Don’t Count on Housing Again

Please see the excellent post in The Baseline Scenario (for my money one of the best economics and financial blogs around) where housing is evaluated as a bad personal investment.  The graph shows that housing values remained more or less flat for years in real terms (adjusted for inflation) and then we had the bubble and its collapse.

Friends of Coral Gables–Do not count on your house ever becoming again an ATM for you and the city (via higher taxes).  All future tax increases will come straight out of your pocket.

…I don’t think it’s correct to say that an era is over–an era when housing appreciation was the key to the economy. The chart above shows simply that that era never existed; housing was flat for a long time, and then there was a bubble. Instead, we had the illusion of an era of housing appreciation, produced mainly by leverage and price illusion. For every homeowner who made a killing because she got a fixed-rate mortgage in 1970, there was a new family that couldn’t afford a house in 1980 because interest rates were too high, or a savings and loan that failed because it was weighed down by those fixed-rate mortgages. That whole phenomenon was just a transfer of wealth within society.

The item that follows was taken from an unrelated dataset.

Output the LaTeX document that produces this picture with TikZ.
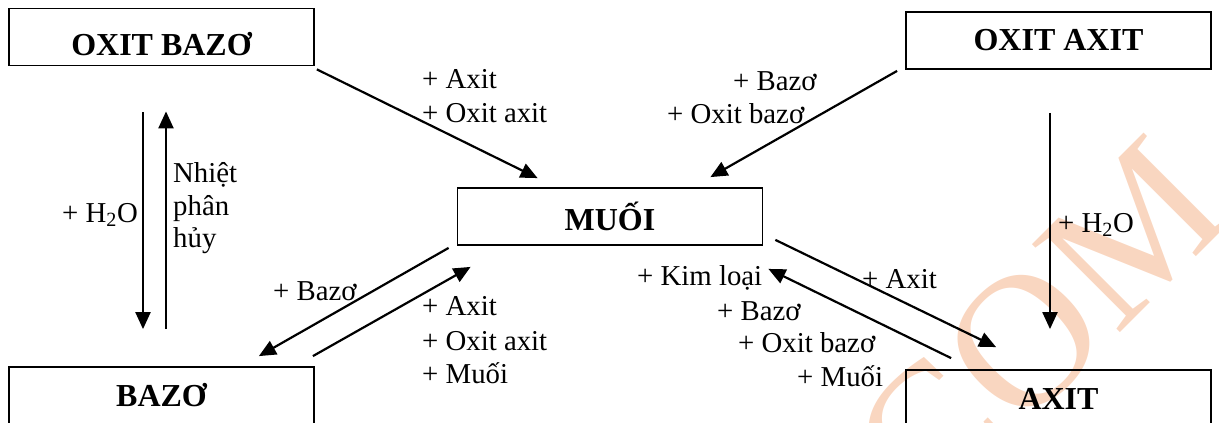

via Housing in Ten Words « The Baseline Scenario.

More Bad Housing News

Housing problems continue unabated, which is bad news for the South Florida and Coral Gables economy.

In the average congressional district, serious mortgage delinquency rates – defined as borrowers more than three months behind on their payments – are 9.4 per cent, compared to 3.3 per cent at the time of the election in 2008, according to a study by Deutsche Bank.

The pain remains concentrated in states such as Florida, California and Nevada. More than one in five borrowers are at least three months overdue on their mortgage payments in 23 congressional districts – including 13 in Florida, six in California and two in Nevada.

via FT.com / US / Economy & Fed – US house mortgage arrears mount.